Body as a Natural Phenomenon
Raising management as a universal, real, and natural living attitude brings the following conclusions:
i. Administration and social organization are distinct but interrelated. Administration is necessary for social organization, and the latter only makes sense when it allows for administrative action. Organization arises when a common goal cannot be achieved except by joint action.
ii. Administration is necessary when there is social organization. The need arises when individual targets are unattainable. Social organization is the setting or field of action for administration.
iii. Administration’s action is to create synergy for each particular social organization. This is a mechanism to achieve a structure to attain certain objectives.
In short, administration is understood as a modifier of synergy to survive and grow. Any social organization must alter its initial synergistic patterns, and that requires administration to make decisions and establish new synergies.
Management Functions
Management is a process in which different functions are performed in an order to meet the proposed objectives.
- Define what to do; determine the objective to be achieved.
- Determine the means to achieve the objective (the how).
- Set the goal and the means to achieve it; execute the action to achieve the objective.
- After execution, check whether the objective has been achieved.
This brings concepts such as:
Planning: What to do, discover influencing variables, and draw action plans (logistics).
Organizing: How to do it, gather the resources and elements to achieve the objective.
Leading: Steps followed in execution, operating structure, and undertaking the course.
Controlling: Status of feedback.
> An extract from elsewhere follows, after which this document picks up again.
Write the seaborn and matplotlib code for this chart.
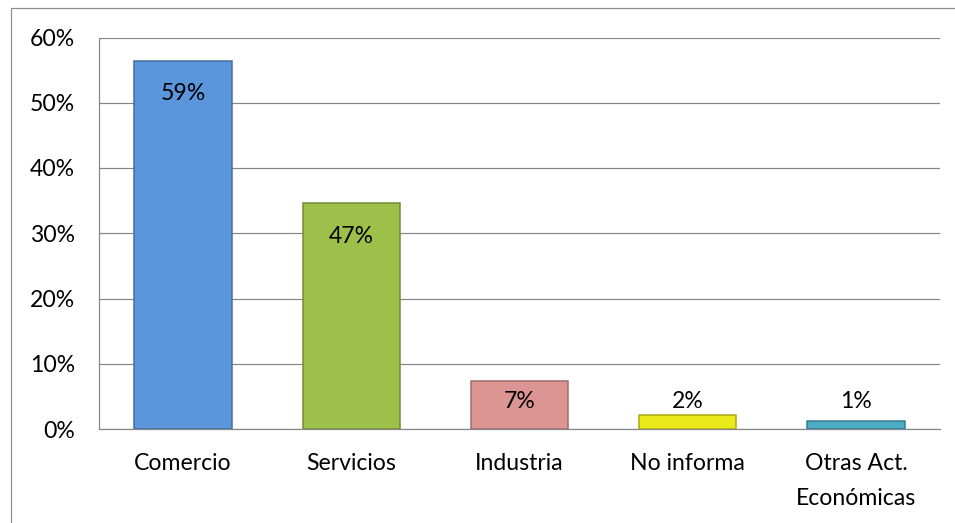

This is where performance (leading) is compared with the plan (planning) to detect deviations and make corrections to both the plan and implementation.
Management Principles
These principles seek to explain administrative behavior according to their characteristics and social organization, making it possible to meet the target. They modify the subsystems.
a) Interdependence of parties: Its purpose is to create power to generate synergy.
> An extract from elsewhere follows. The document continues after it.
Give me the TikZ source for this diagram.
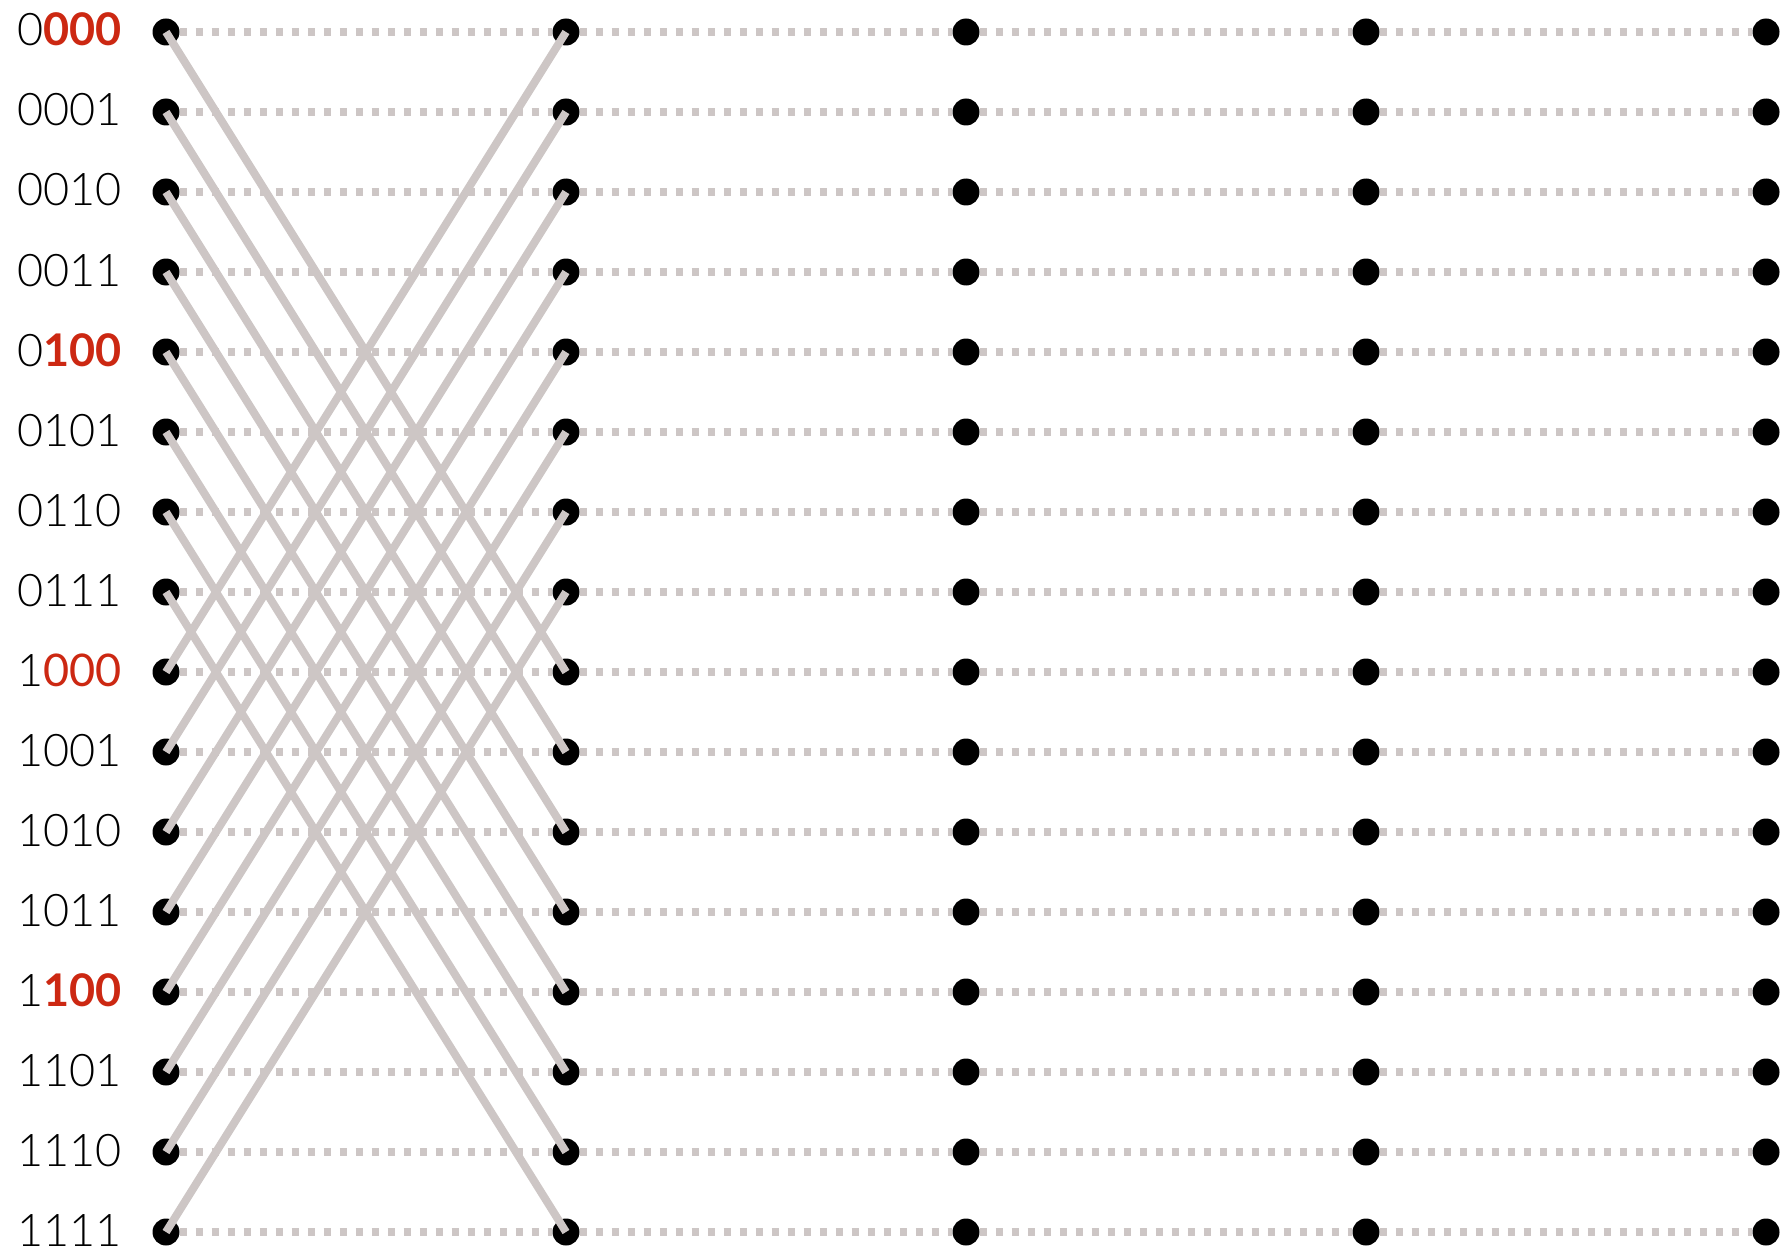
\documentclass[tikz,border=0pt]{standalone}
\usepackage{fontspec}
\setmainfont{Lato}[UprightFont={* Light},BoldFont={* Bold}]
\newfontfamily\medfont{Lato}
\definecolor{gridgray}{RGB}{205,198,197}
\definecolor{bitred}{RGB}{204,40,18}
\begin{document}
\begin{tikzpicture}[x=1pt,y=-1pt,
  dot/.style={circle,fill=black,inner sep=0pt,minimum size=27pt},
  rail/.style={gridgray,line width=8pt,dash pattern=on 7pt off 9pt},
  wire/.style={gridgray,line width=8pt},
  lbl/.style={anchor=base west,inner sep=0pt,font=\fontsize{45}{45}\selectfont}]
\useasboundingbox (0,0) rectangle (1782,1252);
% dots
\foreach \r in {0,...,15}{
  \foreach \c in {0,...,4}{
    \node[dot] (d-\c-\r) at ({166+400*\c},{32+80*\r}) {};
  }
}
% dotted rails between neighbouring columns
\foreach \r in {0,...,15}{
  \foreach \c [evaluate=\c as \n using int(\c+1)] in {0,...,3}{
    \draw[rail] (d-\c-\r) -- (d-\n-\r);
  }
}
% butterfly wires
\foreach \r [evaluate=\r as \s using {int(mod(\r+8,16))}] in {0,...,15}{
  \draw[wire] (d-0-\r.center) -- (d-1-\s.center);
}
% labels
\foreach \r/\t in {
  0/{0\textcolor{bitred}{\bfseries 000}},
  1/{0001}, 2/{0010}, 3/{0011},
  4/{0\textcolor{bitred}{\bfseries 100}},
  5/{0101}, 6/{0110}, 7/{0111},
  8/{1\textcolor{bitred}{\medfont 000}},
  9/{1001}, 10/{1010}, 11/{1011},
  12/{1\textcolor{bitred}{\bfseries 100}},
  13/{1101}, 14/{1110}, 15/{1111}}{
  \node[lbl] (l-\r) at (17,{46+80*\r}) {\t};
}
\end{tikzpicture}
\end{document}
b) Optimization of the objective of the parties naturally: Maximizing what is under our control.
c) Conflict between the parties: Parties compete with each other because their goals and resource needs may not align with the overall goal.
d) Survival of all: If a part of the organization is missing, it is at risk. All parties should be kept in operation.
e) Sub-optimization of parties: By sub-optimizing the parties, it is possible for all to survive and develop.
f) Improbability of all: The more complex, the more improbable.
g) Hierarchy between the parties (authority): One party must take responsibility.
h) Size of all (optimal size): Knowledge of the required size.
i) Adaptation of the whole and its parts: Absorption of changes in the environment, flexibility.
j) Consistency in all: An organization is created to remain, to last.
Summary of Administration
Management is a process that aims to achieve a predetermined objective. All business functions must be oriented toward the same goal in a coordinated and harmonious manner.
Management functions represent a dynamic, circular, indivisible, and uninterrupted process applied to various areas of the company. These functions are planning (to do), organizing (how), leading (to), and controlling (check). Coordination is considered the very essence of administration, not just one of its functions.
Early studies and investigations of administration as a science led to a somewhat materialistic conception of man, known as a formal theory of organization that cares more about the positions held by individuals (Theory X).
Theory Y arose as a reaction to the human relations movement with its dynamics of small groups, focusing mainly on the individual and the more or less informal groups in which they interact.